How many times have we left the confessional only to remember later that there was something we needed to say to our Lord, but had forgotten to say it? More common, perhaps, is the phenomenon rooted as much in psychology as in spirituality, wherein someone will go to confession with every intention of making a clean breast of everything, but simply can't get it out: maybe they're embarrassed; maybe the sin occurred in the midst of some traumatic experience that the individual finds difficult to relive; maybe it's just been so many years since someone confessed that he's afraid of what the priest will say, forgetting that he's not telling his sins to the priest, he's telling them to Christ. Priests I know who work in the Marriage Tribunal of our diocese tell me that one of the reasons petitions for decrees of nullity often take so long to process and bring to judgment is not because of some kind of slowness on the part of the Tribunal, but because the petitioner often takes a long time to collect the necessary information, because part of the process requires them to put down on paper, in excruciating detail, all the horrors that brought about the dissolution of the marriage, and people have a hard time plowing through the emotions required to do that; no one wants to relive the most heart-breaking part of his or her life.

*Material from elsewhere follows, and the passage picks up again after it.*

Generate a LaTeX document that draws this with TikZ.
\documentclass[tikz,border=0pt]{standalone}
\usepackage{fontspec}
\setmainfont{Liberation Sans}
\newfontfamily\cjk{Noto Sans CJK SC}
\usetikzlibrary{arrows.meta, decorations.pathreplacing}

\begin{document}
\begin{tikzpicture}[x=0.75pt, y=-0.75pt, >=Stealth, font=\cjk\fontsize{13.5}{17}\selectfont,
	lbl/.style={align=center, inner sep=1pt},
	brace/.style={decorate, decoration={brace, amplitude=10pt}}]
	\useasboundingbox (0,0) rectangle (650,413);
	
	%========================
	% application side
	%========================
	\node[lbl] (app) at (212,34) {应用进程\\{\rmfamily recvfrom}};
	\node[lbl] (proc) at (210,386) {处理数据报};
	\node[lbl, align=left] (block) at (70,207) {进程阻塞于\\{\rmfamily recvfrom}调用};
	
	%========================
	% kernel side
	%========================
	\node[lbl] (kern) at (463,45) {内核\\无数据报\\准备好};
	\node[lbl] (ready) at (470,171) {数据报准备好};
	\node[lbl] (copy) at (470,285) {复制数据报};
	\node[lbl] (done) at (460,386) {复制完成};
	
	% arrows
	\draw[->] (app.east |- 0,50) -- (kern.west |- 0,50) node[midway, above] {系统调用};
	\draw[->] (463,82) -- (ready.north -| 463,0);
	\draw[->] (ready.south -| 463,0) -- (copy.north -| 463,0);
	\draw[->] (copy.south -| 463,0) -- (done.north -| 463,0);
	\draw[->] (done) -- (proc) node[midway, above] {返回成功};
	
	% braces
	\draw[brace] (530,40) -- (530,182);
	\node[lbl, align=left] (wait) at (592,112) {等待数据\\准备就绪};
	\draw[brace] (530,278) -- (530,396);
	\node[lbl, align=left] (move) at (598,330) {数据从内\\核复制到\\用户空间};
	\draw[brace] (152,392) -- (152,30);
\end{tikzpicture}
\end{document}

In the Divine Office, every morning the priest prays what's called the Invatatory Psalm, which is Psalm 95:
Oh, that today you would hear his voice:
“Harden not your hearts as at Maribah,
as in the day of Massah in the desert,
Where your fathers tempted me;
they tested me though they had seen my works” (Psalm 95: 8-9 NABRE).
The historical reference is to events recorded in Exodus 17 (cf. v. 7); but, applying it to the context of today's Mass, it refers not to a hardening of one's heart as a result of obstinacy; it's a hardness brought about by a lacking in the virtues of Faith and Hope: we either doubt the Truth of the Faith, that Christ can and does forgive our sins in confession, or we presume against our Lord's infinite mercy and doubt our Lord's desire to do so. And here is where the Devil comes into play, and why so much is said about him in today's lesson, and why he has caused a man to become mute: the result of this fear and presumption is silence, preventing us from going into the confessional at all, or, once we're in there, preventing us from speaking what needs to be spoken. This, of course, serves the Devil's purpose, because a sin not confessed is a sin not forgiven.
Now, it is a fact that, if our emotional state is such that we fail to speak a sin in confession because we simply can't muster the courage to do it, our Lord, who knows all our sins from the get-go, makes up for that handicap and forgives the sin anyway, which is why it's not necessary to run back to confession the next day or the next hour to try it again; it's simply sufficient, the next time one goes to confession, to mention what happened. And it doesn't matter how long it's been, or how terrible we think the sin may be.
“Gird yourselves and weep, O priests! wail, O ministers of the altar! Come, spend the night in sackcloth, O ministers of my God!” (Joel 1: 13 RM3), from the Book of the Prophet Joel in today's first lesson. Not a bad prayer for any priest going into the confessional. An even better prayer for the penitent going into the confessional would be Psalm 9, today's Responsorial Psalm: “The Lord rules forever, has set up his throne for judgment. / It is he who judges the world with justice, who judges the peoples with fairness” (Psalm 9: 8-9 NABRE).
* The second & third lessons are for the Apostle James; there are no lessons prescribed for the other saints.